The partition strip of one of the large plaques (AG-14) was analyzed. These are drop-shaped plaques which have a bronze plate base. The front side is decorated in cloisonné technique, the bridges between the smalt inlays are made of a bronze strip of rectangular cross-section, which was soldered onto the base plate. The center of the composition is a drop-shaped cloison with a pale blue inlay. This inlay is surrounded by five ornamental bands of two types. The first, third and fourth rows from the center represent the “running wave”. The rings are filled with white smalt, and the triangles formed by the bridges are filled with pale green (outer row) and light brown (inner row) inlays of smalt. The second and outer (fifth) friezes are decorated with bands composed of semi-circles, with the curved side towards the center of the plaque. The semicircles are filled with inlays of pale green and green smalt, and the triangles formed by them are filled with brown smalt (Figs. 19—20).

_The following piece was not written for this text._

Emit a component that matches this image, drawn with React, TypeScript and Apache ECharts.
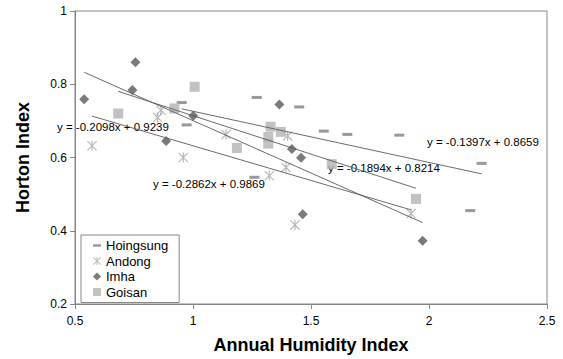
import React, { useEffect, useRef } from "react";
import * as echarts from "echarts";

// ---- data ----
const hoingsungX = [0.952, 0.973, 1.27, 1.45, 1.554, 1.654, 1.874, 2.223, 2.175, 1.26];
const hoingsungY = [0.75, 0.689, 0.764, 0.738, 0.672, 0.663, 0.661, 0.584, 0.455, 0.546];

const andongX = [0.572, 0.864, 0.85, 0.959, 1.14, 1.401, 1.394, 1.323, 1.432, 1.924];
const andongY = [0.632, 0.729, 0.709, 0.6, 0.663, 0.659, 0.573, 0.55, 0.416, 0.447];

const imhaX = [0.539, 0.756, 0.743, 0.886, 1.001, 1.366, 1.419, 1.458, 1.465, 1.973];
const imhaY = [0.759, 0.86, 0.784, 0.645, 0.714, 0.745, 0.623, 0.599, 0.445, 0.373];

const goisanX = [0.683, 1.007, 0.921, 1.186, 1.329, 1.319, 1.319, 1.372, 1.588, 1.945];
const goisanY = [0.72, 0.793, 0.734, 0.626, 0.684, 0.656, 0.638, 0.67, 0.582, 0.487];

const seriesNames = ["Hoingsung", "Andong", "Imha", "Goisan"];
// linear trend lines y = slope * x + intercept
const trendSlopes = [-0.1397, -0.1894, -0.2862, -0.2098];
const trendIntercepts = [0.8659, 0.8214, 0.9869, 0.9239];

const xTicks = [0.5, 1, 1.5, 2, 2.5];
const yTicks = [0.2, 0.4, 0.6, 0.8, 1];

const FONT = "Liberation Sans";

const dashPath = "path://M0,0h10v3h-10z";
const starPath =
  "path://M4.4,0h1.2v10h-1.2zM0,0.8L0.8,0L10,9.2L9.2,10zM0.8,10L0,9.2L9.2,0L10,0.8z";

function pairs(xs: number[], ys: number[]) {
  return xs.map((x, i) => [x, ys[i]]);
}

function trend(xs: number[], k: number) {
  const lo = Math.min(...xs);
  const hi = Math.max(...xs);
  const a = trendSlopes[k];
  const b = trendIntercepts[k];
  return [
    [lo, a * lo + b],
    [hi, a * hi + b],
  ];
}

function label(k: number) {
  return `y = ${trendSlopes[k].toFixed(4)}x + ${trendIntercepts[k].toFixed(4)}`;
}

export default function App() {
  const ref = useRef<HTMLDivElement>(null);

  useEffect(() => {
    const chart = echarts.init(ref.current!, null, { renderer: "svg" });
    const xsList = [hoingsungX, andongX, imhaX, goisanX];
    const trendSeries = xsList.map((xs, k) => ({
      name: seriesNames[k] + " trend",
      type: "line",
      data: trend(xs, k),
      symbol: "none",
      silent: true,
      z: 3,
      lineStyle: { color: "#5a5a5a", width: 0.9 },
    }));

    const labelStyle = { fontFamily: FONT, fontSize: 11.5, fill: "#000" };

    const option: any = {
      animation: false,
      backgroundColor: "#fff",
      textStyle: { fontFamily: FONT },
      grid: {
        left: 75,
        right: 16,
        top: 11,
        bottom: 55,
        show: true,
        borderColor: "#868686",
        borderWidth: 1,
      },
      xAxis: {
        type: "value",
        min: xTicks[0],
        max: xTicks[xTicks.length - 1],
        interval: 0.5,
        name: "Annual Humidity Index",
        nameLocation: "middle",
        nameGap: 32,
        nameTextStyle: { fontFamily: FONT, fontSize: 18, fontWeight: "bold", color: "#000" },
        axisLine: { lineStyle: { color: "#868686" } },
        axisTick: { show: true, length: 5, lineStyle: { color: "#868686" } },
        axisLabel: { fontFamily: FONT, fontSize: 12, color: "#000", margin: 11 },
        splitLine: { show: false },
      },
      yAxis: {
        type: "value",
        min: yTicks[0],
        max: yTicks[yTicks.length - 1],
        interval: 0.2,
        name: "Horton Index",
        nameLocation: "middle",
        nameGap: 43,
        nameTextStyle: { fontFamily: FONT, fontSize: 18, fontWeight: "bold", color: "#000" },
        axisLine: { show: true, lineStyle: { color: "#868686" } },
        axisTick: { show: true, length: 5, lineStyle: { color: "#868686" } },
        axisLabel: { fontFamily: FONT, fontSize: 12, color: "#000", margin: 8 },
        splitLine: { show: false },
      },
      legend: {
        left: 81,
        top: 235,
        orient: "vertical",
        backgroundColor: "#fff",
        borderColor: "#868686",
        borderWidth: 1,
        padding: [3, 11, 3, 12],
        itemWidth: 8,
        itemHeight: 8,
        itemGap: 0.5,
        textStyle: { fontFamily: FONT, fontSize: 13, color: "#000", lineHeight: 15 },
        data: [
          { name: "Hoingsung", icon: dashPath },
          { name: "Andong", icon: starPath },
          { name: "Imha", icon: "diamond" },
          { name: "Goisan", icon: "rect" },
        ],
      },
      graphic: [
        { type: "text", left: 57, top: 121, style: { ...labelStyle, text: label(3) } },
        { type: "text", left: 153, top: 178, style: { ...labelStyle, text: label(2) } },
        { type: "text", left: 328, top: 162, style: { ...labelStyle, text: label(1) } },
        { type: "text", left: 427, top: 136, style: { ...labelStyle, text: label(0) } },
      ],
      series: [
        {
          name: "Hoingsung",
          type: "scatter",
          data: pairs(hoingsungX, hoingsungY),
          symbol: "rect",
          symbolSize: [10, 3],
          itemStyle: { color: "#7f7f7f" },
          z: 2,
        },
        {
          name: "Andong",
          type: "scatter",
          data: pairs(andongX, andongY),
          symbol: starPath,
          symbolSize: 10,
          itemStyle: { color: "#a6a6a6" },
          z: 2,
        },
        {
          name: "Imha",
          type: "scatter",
          data: pairs(imhaX, imhaY),
          symbol: "diamond",
          symbolSize: 10,
          itemStyle: { color: "#595959" },
          z: 2,
        },
        {
          name: "Goisan",
          type: "scatter",
          data: pairs(goisanX, goisanY),
          symbol: "rect",
          symbolSize: 10,
          itemStyle: { color: "#b3b3b3" },
          z: 2,
        },
        ...trendSeries,
      ],
    };

    chart.setOption(option);
    return () => chart.dispose();
  }, []);

  return (
    <div
      ref={ref}
      style={{ position: "fixed", left: 0, top: 0, width: 563, height: 359 }}
    />
  );
}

Given its construction the buckle with a slot for a belt and a pin on the frame fits into the type of belt buckles that have become widespread in Asian Sarmatia since the 3rd —2nd centuries BCE. The teardrop shape of the plaque, however, is absolutely unique. Typically, the belt plaques in question were either in the form of a ring or figure eight, or had a rectangular shape. Somewhat less common are belt plates that are relatively close to the considered ones, “plates with a rounded edge”, according to the classification by M.A. Devlet (Devlet 1980: 12—13, Figs. 5; 26—28, Pl. 20—22). Their front edge is also convex, the long sides, however, do not converge at an angle, forming a teardrop-shaped figure, and the back edge of the plaques is straight. The most famous belt set with plaques of this shape, but made not of bronze, but of bone, was found in a warrior’s burial in burial mound no. 2 of the Orlat necropolis in Uzbekistan.

Their prototypes (in form) are known among the so-called Ordos bronzes originating from the Xiongnu monuments in Northern China, from Transbaikalia and the Middle Yenisei region.

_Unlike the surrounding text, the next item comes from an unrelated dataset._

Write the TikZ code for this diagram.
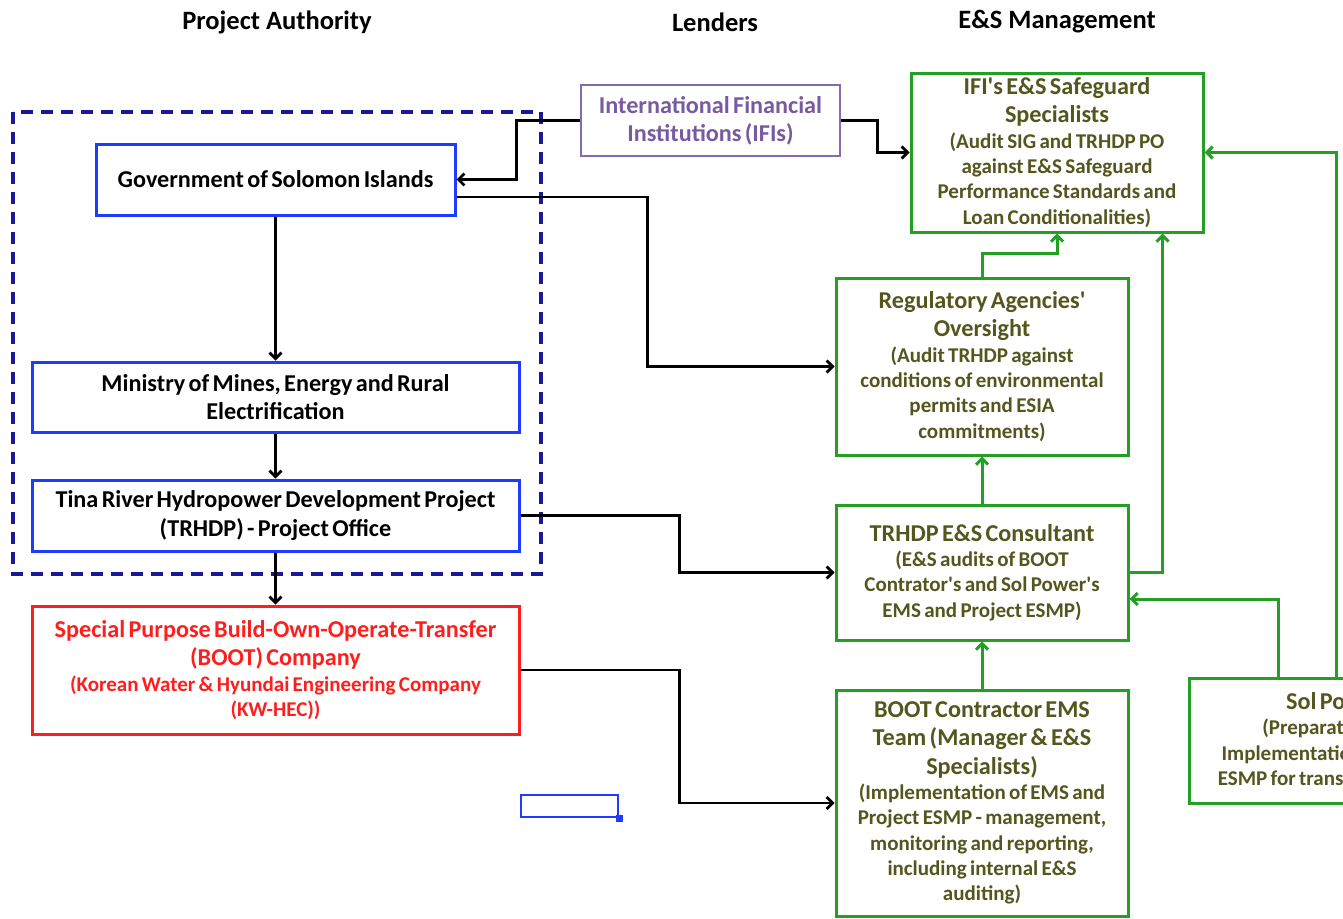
\documentclass[tikz,border=0pt]{standalone}
\usepackage{fontspec}
\setmainfont{Carlito}
\usetikzlibrary{arrows.meta,calc}
\definecolor{bbl}{RGB}{30,60,255}
\definecolor{dbl}{RGB}{25,25,150}
\definecolor{pur}{RGB}{135,105,175}
\definecolor{ptx}{RGB}{120,90,160}
\definecolor{rd}{RGB}{255,30,30}
\definecolor{gr}{RGB}{35,160,35}
\definecolor{gtx}{RGB}{85,85,30}
\newcommand\hfnt{\fontsize{24.2}{28.2}\selectfont\bfseries}
\newcommand\sfnt{\fontsize{21}{25.3}\selectfont\bfseries}
\newcommand\tfnt{\fontsize{26.5}{30}\selectfont\bfseries}
\newcommand\apos{\textquotesingle}
\begin{document}
\begin{tikzpicture}[x=1pt,y=-1pt,
  box/.style={draw, line width=3pt, align=center, inner xsep=2pt, inner ysep=0pt, fill=white},
  bluebox/.style={box, draw=bbl, text=black},
  redbox/.style={box, draw=rd, text=rd},
  purbox/.style={box, draw=pur, line width=2.4pt, text=ptx},
  grbox/.style={box, draw=gr, text=gtx},
  title/.style={font=\tfnt, text=black, anchor=center},
  arr/.style={line width=2.8pt, draw=black, -{Straight Barb[length=6pt,width=12pt]}},
  garr/.style={line width=3pt, draw=gr, -{Straight Barb[length=6pt,width=12pt]}},
]
\useasboundingbox (0,0) rectangle (1343,918);
\clip (0,0) rectangle (1343,918);
\fill[white] (0,0) rectangle (1343,918);

% titles
\node[title] (t1) at (277,22) {Project Authority};
\node[title] (t2) at (715,22) {Lenders};
\node[title] (t3) at (1057,22) {E\&S Management};

% dashed group
\draw[dbl, line width=3.4pt, dash pattern=on 12pt off 8pt] (13,112) rectangle (541,574);

% left column
\node[bluebox, text width=355pt, minimum height=71pt] (gov) at (275.5,179.5) {\hfnt Government of Solomon Islands\par};
\node[bluebox, text width=483pt, minimum height=70pt] (min) at (275.5,397) {\hfnt Ministry of Mines, Energy and Rural\\Electrification\par};
\node[bluebox, text width=483pt, minimum height=71pt] (po) at (275.5,515.5) {\hfnt Tina River Hydropower Development Project\\(TRHDP) - Project Office\par};
\node[redbox, text width=483pt, minimum height=128pt] (boot) at (275.5,670) {{\hfnt Special Purpose Build-Own-Operate-Transfer\\(BOOT) Company\par}{\sfnt (Korean Water \& Hyundai Engineering Company\\(KW-HEC))\par}};

% lenders
\node[purbox, text width=255pt, minimum height=71pt] (ifis) at (710.5,120.5) {\hfnt International Financial\\Institutions (IFIs)\par};

% E&S management
\node[grbox, text width=288pt, minimum height=159pt] (ifies) at (1057,152.5) {{\hfnt IFI\apos s E\&S Safeguard\\Specialists\par}{\sfnt (Audit SIG and TRHDP PO\\against E\&S Safeguard\\Performance Standards and\\Loan Conditionalities)\par}};
\node[grbox, text width=288pt, minimum height=177pt] (reg) at (982,366.5) {{\hfnt Regulatory Agencies\apos\\Oversight\par}{\sfnt (Audit TRHDP against\\conditions of environmental\\permits and ESIA\\commitments)\par}};
\node[grbox, text width=288pt, minimum height=135pt] (cons) at (982,572.5) {{\hfnt TRHDP E\&S Consultant\par}{\sfnt (E\&S audits of BOOT\\Contrator\apos s and Sol Power\apos s\\EMS and Project ESMP)\par}};
\node[grbox, text width=288pt, minimum height=226pt] (ems) at (982,803) {{\hfnt BOOT Contractor EMS\\Team (Manager \& E\&S\\Specialists)\par}{\sfnt (Implementation of EMS and\\Project ESMP - management,\\monitoring and reporting,\\including internal E\&S\\auditing)\par}};
\node[grbox, text width=288pt, minimum height=125pt] (sol) at (1335,740.5) {{\hfnt Sol Power\par}{\sfnt (Preparation and\\Implementation of Project\\ESMP for transmission line)\par}};

% stray selection box
\node[draw=bbl, line width=2.4pt, minimum width=97pt, minimum height=22pt, inner sep=0pt] (sel) at (569.5,806) {};
\fill[bbl] ($(sel.south east)+(-3.5,-3.5)$) rectangle ($(sel.south east)+(3.5,3.5)$);

% black connectors
\draw[arr] (ifis.west) -- ++(-63,0) |- (gov.east);
\draw[arr] (ifis.east) -- ++(36,0) |- (ifies.west);
\draw[arr] (gov.south) -- (min.north);
\draw[arr] ($(gov.east)+(0,17.5)$) -- ++(191,0) |- (reg.west);
\draw[arr] (min.south) -- (po.north);
\draw[arr] (po.south) -- (boot.north);
\draw[arr] (po.east) -- ++(159,0) |- (cons.west);
\draw[arr] (boot.east) -- ++(159,0) |- (ems.west);

% green connectors
\draw[garr] (reg.north) -- ++(0,-23) -| (ifies.south);
\draw[garr] (cons.north) -- (reg.south);
\draw[garr] (cons.east) -| ($(ifies.south east)+(-42,0)$);
\draw[garr] (ems.north) -- (cons.south);
\draw[garr] ($(sol.north)+(-57,0)$) |- ($(cons.east)+(0,26.5)$);
\draw[garr] ($(sol.north)+(1,0)$) |- (ifies.east);
\end{tikzpicture}
\end{document}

The closest in shape prototypes (?) are carved horn plaques, covered with gold foil and related to a horse’s garment, dating from the late 4th — early 3rd century BCE burial mound no. 36 of the Berel necropolis in Eastern Kazakhstan.

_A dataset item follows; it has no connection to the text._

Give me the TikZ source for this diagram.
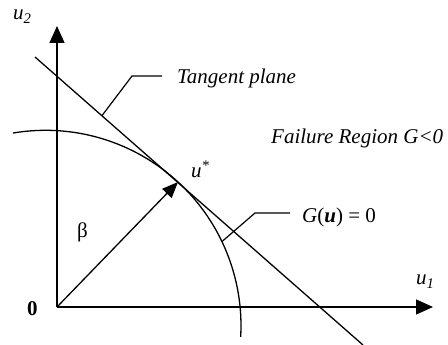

As well as the shape, the decoration of the plaques from Pervomayskiy and the technique of ornamentation — a cloisonné with sockets formed by bronze bridges, is unique for the belt plates of the type under consideration. The only close parallel, both in material and in decoration, is represented by the decoration plate of a casket (?) from burial mound no. 1 near Zubov Farmstead in Trans-Kuban region (Gushchina, Zasetskaya 1989: 117, no. 130; Treister 2004: 205, Fig. 7; 214, no. 28; 2007b: 291; Mordvintseva, Treister 2007: vol. 2, 119, no. В13.4, Pl. 51), on which the rows of “running waves” and rhombuses are shown, although the color scheme (red-blue) differs from the decoration of the details of the belt set from Pervomayskiy. Taking into account our observations about the tips of the belts, decorated with cloisonné technique from the Sarmatian burials of the North Pontic region (Treister 2004: 202—205), including the tip from the Porogi with the tamga of King Pharzoius, made of wire soldered on the back (Treister 2004: 194, Fig. 3: 18—20; 213, no. 21), there is every reason to assume the possibility of making a belt set from Pervomayskiy in one of the workshops in the North Pontic region, especially since for the time under consideration we have no evidence, either archaeological or pictorial, of the use of belt plaques of this shape, with such a decoration and made using the cloisonné technique in Parthia.